# Fourier Transform of a Generic Gaussian

The following computation was done out of an exercise from ELEC 221 Signals and Systems. The method does require some trickery to compute, but once it's done, we have a stunning result: the Fourier Transform of a Gaussian is another Gaussian!

Result: The Fourier Transform of the Gaussian $$f(t) = ae^{-bt^2}$$ defined on $$-\infty < t < \infty$$ for some constants $$a, b \in \mathbb{R}$$ is $\mathcal{F}[ ae^{-bt^2}] = a \sqrt{\frac{\pi}{b}}e^{-\omega^2/4b}$

where we have used the following Fourier Transform definition:

$\mathcal{F}[f(t)] = \int_{-\infty}^{\infty} f(t)e^{-j\omega t}\,dt$

Proof: Let $$f(t)$$ and $$\mathcal{F}$$ be as stated. Then we compute:

\begin{aligned} \mathcal{F}[ ae^{-bt^2}] &= \int_{-\infty}^{\infty} ae^{-bt^2}e^{-j\omega t}\,dt\\ &= a\int_{-\infty}^{\infty} e^{-bt^2}e^{-j\omega t}\,dt\\ &= a\int_{-\infty}^{\infty} \exp[-(bt^2 + j\omega t)]\,dt\\ &= a\int_{-\infty}^{\infty} \exp\left[-b\left(t^2 + \frac{j\omega t}{b}\right)\right]\,dt\\ &= a\int_{-\infty}^{\infty} \exp\left[-b\left(t^2 + \frac{j\omega t}{b} + \left(\frac{j\omega}{2b}\right)^2 - \left(\frac{j\omega}{2b}\right)^2 \right)\right]\,dt\\ &= a\int_{-\infty}^{\infty} \exp\left[-b\left(\left(t + \frac{j\omega}{2b}\right)^2 + \left(\frac{j\omega}{2b}\right)^2 \right)\right]\,dt\\ &= a\int_{-\infty}^{\infty} \exp\left[-b\left(t + \frac{j\omega}{2b}\right)^2 - \frac{\omega^2}{4b}\right]\,dt\\ &= a\exp\left[- \frac{\omega^2}{4b}\right] \int_{-\infty}^{\infty} \exp\left[-b\left(t + \frac{j\omega}{2b}\right)^2\right]\,dt \end{aligned}

Substitute $$x = t + \frac{j\omega}{2b} \Rightarrow dx = dt$$.

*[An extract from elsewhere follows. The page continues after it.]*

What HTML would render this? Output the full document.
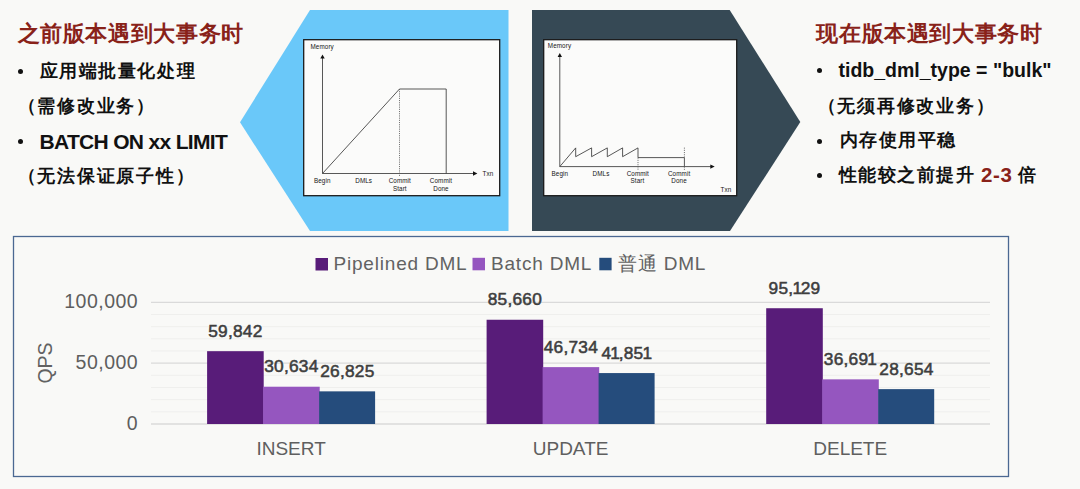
<!DOCTYPE html>
<html><head><meta charset="utf-8">
<style>
*{margin:0;padding:0;box-sizing:border-box}
html,body{width:1080px;height:489px;overflow:hidden;background:#f9f9f7;font-family:"Liberation Sans",sans-serif}
.abs{position:absolute;left:0;top:0}
.title{position:absolute;color:#892219;font-size:22px;letter-spacing:0.62px;font-weight:bold;white-space:nowrap;line-height:1}
.t{position:absolute;color:#111;font-size:18px;letter-spacing:1.6px;font-weight:bold;white-space:nowrap;line-height:1}
.p{letter-spacing:1.8px}
.dot{position:absolute;width:5px;height:5px;border-radius:50%;background:#111}
</style></head><body>
<svg class="abs" width="1080" height="489">
<style>
.dg{font-family:"Liberation Sans",sans-serif;font-size:6.3px;fill:#151515;text-anchor:middle;letter-spacing:0.1px}
.vl{font-family:"Liberation Sans",sans-serif;font-weight:normal;font-size:17.3px;letter-spacing:0.25px;fill:#3e3e3e;stroke:#3e3e3e;stroke-width:0.55px;text-anchor:middle}
.cat{font-family:"Liberation Sans",sans-serif;font-size:19px;fill:#5f5f5f;text-anchor:middle}
.yl{font-family:"Liberation Sans",sans-serif;font-size:19.5px;letter-spacing:0.5px;fill:#5e5e5e;text-anchor:end}
.lg{font-family:"Liberation Sans",sans-serif;font-size:19px;letter-spacing:0.8px;fill:#626262}
</style>
<polygon points="310,10 508.5,10 508.5,231 310,231 240,122.3" fill="#6ac8f9"/>
<polygon points="532,10 729.7,10 800.3,122 730,231 532,231" fill="#364955"/>
<rect x="303.7" y="39.7" width="196" height="156" fill="#fbfbfa" stroke="#1a1a1a" stroke-width="1.3"/>
<rect x="543.7" y="39.7" width="193" height="156" fill="#fbfbfa" stroke="#1a1a1a" stroke-width="1.3"/>
<rect x="13.5" y="236.5" width="995" height="240" fill="#f9f9f7" stroke="#4b6892" stroke-width="1.3"/>
<g stroke="#3a3a3a" stroke-width="0.85" fill="none">
 <line x1="322.5" y1="173.5" x2="322.5" y2="57.5"/>
 <line x1="322.5" y1="173.5" x2="474" y2="173.5"/>
 <polyline points="322.5,173.5 399.5,89 446.2,89 446.2,173.5"/>
 <line x1="399.5" y1="89" x2="399.5" y2="176" stroke-dasharray="1.1,1.1" stroke="#5a5a5a"/>
 <line x1="559.8" y1="166.6" x2="559.8" y2="56"/>
 <line x1="559.8" y1="166.6" x2="712" y2="166.6"/>
 <polyline points="559.8,166.6 575.7,147.9 575.7,156.7 591.6,147.9 591.6,156.7 607.3,147.9 607.3,156.7 622.6,147.9 622.6,156.7 638,147.9 638,157.6 684.4,157.6 684.4,166.6"/>
 <line x1="638" y1="157.6" x2="638" y2="170" stroke-dasharray="1.1,1.1" stroke="#5a5a5a"/>
 <line x1="684.4" y1="147.6" x2="684.4" y2="157.6" stroke-dasharray="1.1,1.1" stroke="#5a5a5a"/>
 <line x1="684.4" y1="166.6" x2="684.4" y2="170" stroke-dasharray="1.1,1.1" stroke="#5a5a5a"/>
</g>
<g fill="#111">
 <polygon points="322.5,54.6 320.3,58.5 324.7,58.5"/>
 <polygon points="477.4,173.5 473,171.3 473,175.7"/>
 <polygon points="559.8,53 557.6,56.9 562,56.9"/>
 <polygon points="714.7,166.6 710.3,164.4 710.3,168.8"/>
</g>
<text class="dg" x="322.2" y="48.5">Memory</text>
<text class="dg" x="488" y="176">Txn</text>
<text class="dg" x="322.2" y="183">Begin</text>
<text class="dg" x="363.7" y="183">DMLs</text>
<text class="dg" x="399.8" y="183">Commit</text>
<text class="dg" x="399.8" y="190.5">Start</text>
<text class="dg" x="441" y="183">Commit</text>
<text class="dg" x="441" y="190.5">Done</text>
<text class="dg" x="559.5" y="47.6">Memory</text>
<text class="dg" x="726" y="192">Txn</text>
<text class="dg" x="559.8" y="176.2">Begin</text>
<text class="dg" x="601" y="176.2">DMLs</text>
<text class="dg" x="637.8" y="176.2">Commit</text>
<text class="dg" x="637.4" y="183">Start</text>
<text class="dg" x="679.1" y="176.2">Commit</text>
<text class="dg" x="679.1" y="183">Done</text>
<line x1="151" y1="424.00" x2="990" y2="424.00" stroke="#dadada" stroke-width="1.3"/>
<line x1="151" y1="411.83" x2="990" y2="411.83" stroke="#efefed" stroke-width="1"/>
<line x1="151" y1="399.66" x2="990" y2="399.66" stroke="#efefed" stroke-width="1"/>
<line x1="151" y1="387.49" x2="990" y2="387.49" stroke="#efefed" stroke-width="1"/>
<line x1="151" y1="375.32" x2="990" y2="375.32" stroke="#efefed" stroke-width="1"/>
<line x1="151" y1="363.15" x2="990" y2="363.15" stroke="#dadada" stroke-width="1.3"/>
<line x1="151" y1="350.98" x2="990" y2="350.98" stroke="#efefed" stroke-width="1"/>
<line x1="151" y1="338.81" x2="990" y2="338.81" stroke="#efefed" stroke-width="1"/>
<line x1="151" y1="326.64" x2="990" y2="326.64" stroke="#efefed" stroke-width="1"/>
<line x1="151" y1="314.47" x2="990" y2="314.47" stroke="#efefed" stroke-width="1"/>
<line x1="151" y1="302.30" x2="990" y2="302.30" stroke="#dadada" stroke-width="1.3"/>
<rect x="207.10" y="351.17" width="56.60" height="72.83" fill="#581c79"/>
<rect x="263.10" y="386.72" width="56.60" height="37.28" fill="#9556bf"/>
<rect x="319.10" y="391.35" width="56.00" height="32.65" fill="#254c7c"/>
<text x="235.40" y="336.87" class="vl">59,842</text>
<text x="291.40" y="372.42" class="vl">30,634</text>
<text x="347.40" y="377.05" class="vl">26,825</text>
<text x="291.10" y="455.3" class="cat">INSERT</text>
<rect x="486.60" y="319.75" width="56.60" height="104.25" fill="#581c79"/>
<rect x="542.60" y="367.12" width="56.60" height="56.88" fill="#9556bf"/>
<rect x="598.60" y="373.07" width="56.00" height="50.93" fill="#254c7c"/>
<text x="514.90" y="305.45" class="vl">85,660</text>
<text x="570.90" y="352.82" class="vl">46,734</text>
<text x="626.90" y="358.77" class="vl">4<tspan dx="-1.0">1</tspan><tspan dx="-1.6">,</tspan>85<tspan dx="-1.0">1</tspan></text>
<text x="570.60" y="455.3" class="cat">UPDATE</text>
<rect x="766.20" y="308.23" width="56.60" height="115.77" fill="#581c79"/>
<rect x="822.20" y="379.35" width="56.60" height="44.65" fill="#9556bf"/>
<rect x="878.20" y="389.13" width="56.00" height="34.87" fill="#254c7c"/>
<text x="794.50" y="293.93" class="vl">95,<tspan dx="-1.0">1</tspan><tspan dx="-1.6">2</tspan>9</text>
<text x="850.50" y="365.05" class="vl">36,69<tspan dx="-1.0">1</tspan></text>
<text x="906.50" y="374.83" class="vl">28,654</text>
<text x="850.20" y="455.3" class="cat">DELETE</text>
<text x="138.2" y="429.50" class="yl">0</text>
<text x="138.2" y="368.65" class="yl">50,000</text>
<text x="138.2" y="307.80" class="yl">100,000</text>
<rect x="315.5" y="258" width="12.5" height="12.5" fill="#581c79"/>
<text x="333.5" y="270" class="lg">Pipelined DML</text>
<rect x="472.5" y="257.8" width="12.5" height="12.5" fill="#9556bf"/>
<text x="491" y="270" class="lg">Batch DML</text>
<rect x="599.3" y="257.8" width="12.3" height="12.5" fill="#254c7c"/>
<text x="618" y="270" class="lg">普通 DML</text>
<text transform="translate(51.5,363) rotate(-90)" class="lg" style="text-anchor:middle;font-size:19.5px;letter-spacing:0">QPS</text>
</svg>
<div class="title" style="left:17.6px;top:22.5px">之前版本遇到大事务时</div>
<div class="dot" style="left:17.7px;top:68.5px"></div>
<div class="t" style="left:39.5px;top:61.5px">应用端批量化处理</div>
<div class="t p" style="left:17.5px;top:96.7px">（需修改业务）</div>
<div class="dot" style="left:17.7px;top:138.7px"></div>
<div class="t" style="left:39.5px;top:130.6px;font-size:21px;letter-spacing:-0.68px">BATCH ON xx LIMIT</div>
<div class="t p" style="left:17.5px;top:166.8px">（无法保证原子性）</div>

<div class="title" style="left:816.3px;top:22.5px">现在版本遇到大事务时</div>
<div class="dot" style="left:817.3px;top:67.7px"></div>
<div class="t" style="left:838.5px;top:61px;font-size:19.5px;letter-spacing:0">tidb_dml_type = "bulk"</div>
<div class="t p" style="left:817.5px;top:97px">（无须再修改业务）</div>
<div class="dot" style="left:817.3px;top:138.7px"></div>
<div class="t" style="left:839.5px;top:131px">内存使用平稳</div>
<div class="dot" style="left:817.3px;top:173.3px"></div>
<div class="t" style="left:838.5px;top:166px;letter-spacing:1.5px">性能较之前提升</div>
<div class="t" style="left:981px;top:164.5px;color:#892219;font-size:20.5px;letter-spacing:0.6px">2-3</div>
<div class="t" style="left:1018px;top:166px">倍</div>
</body></html>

\begin{aligned} &= a\exp\left[- \frac{\omega^2}{4b}\right] \int_{-\infty}^{\infty} \exp\left[-bx^2\right]\,dx\\ &= a\exp\left[- \frac{\omega^2}{4b}\right] I \end{aligned}

To simplify, we will focus on the definite integral:

\begin{aligned} I &= \int_{-\infty}^{\infty} e^{-bx^2}\,dx\\ I^2 &= \int_{-\infty}^{\infty} e^{-bx^2}\,dx \int_{-\infty}^{\infty} e^{-bx^2}\,dx\\ \end{aligned}

Since the two integrals are independent of each other, we will do a change of variables for one of them

\begin{aligned} I^2 &= \int_{-\infty}^{\infty} e^{-bx^2}\,dx \int_{-\infty}^{\infty} e^{-by^2}\,dy\\ &= \int_{-\infty}^{\infty}\int_{-\infty}^{\infty} e^{-b(x^2 + y^2)}\,dx\,dy\\ &= \int_{0}^{\infty}\int_{0}^{2\pi} e^{-br^2}r\,dr\,d\theta \end{aligned}

Substitute $$u = r^2 \Rightarrow du = 2r\,dr$$. Bounds are the same. We also evaluate the integral with respect to $$\theta$$.

\begin{aligned} I^2 &= 2\pi\int_{0}^{\infty}\frac{e^{-bu}}{2}\,du = \pi\int_{0}^{\infty}e^{-bu}\,du\\ &= \pi \left[\frac{e^{-bu}}{-b}\right]_{0}^{\infty}\\ &= \frac{\pi}{b} \left(0 + 1\right) = \frac{\pi}{b} \end{aligned}

Therefore $$\displaystyle I = \sqrt{\frac{\pi}{b}}$$. Collecting all our work, we arrive at the final result: $\mathcal{F}[ ae^{-bt^2}] = a \sqrt{\frac{\pi}{b}}e^{-\omega^2/4b} \qquad \blacksquare$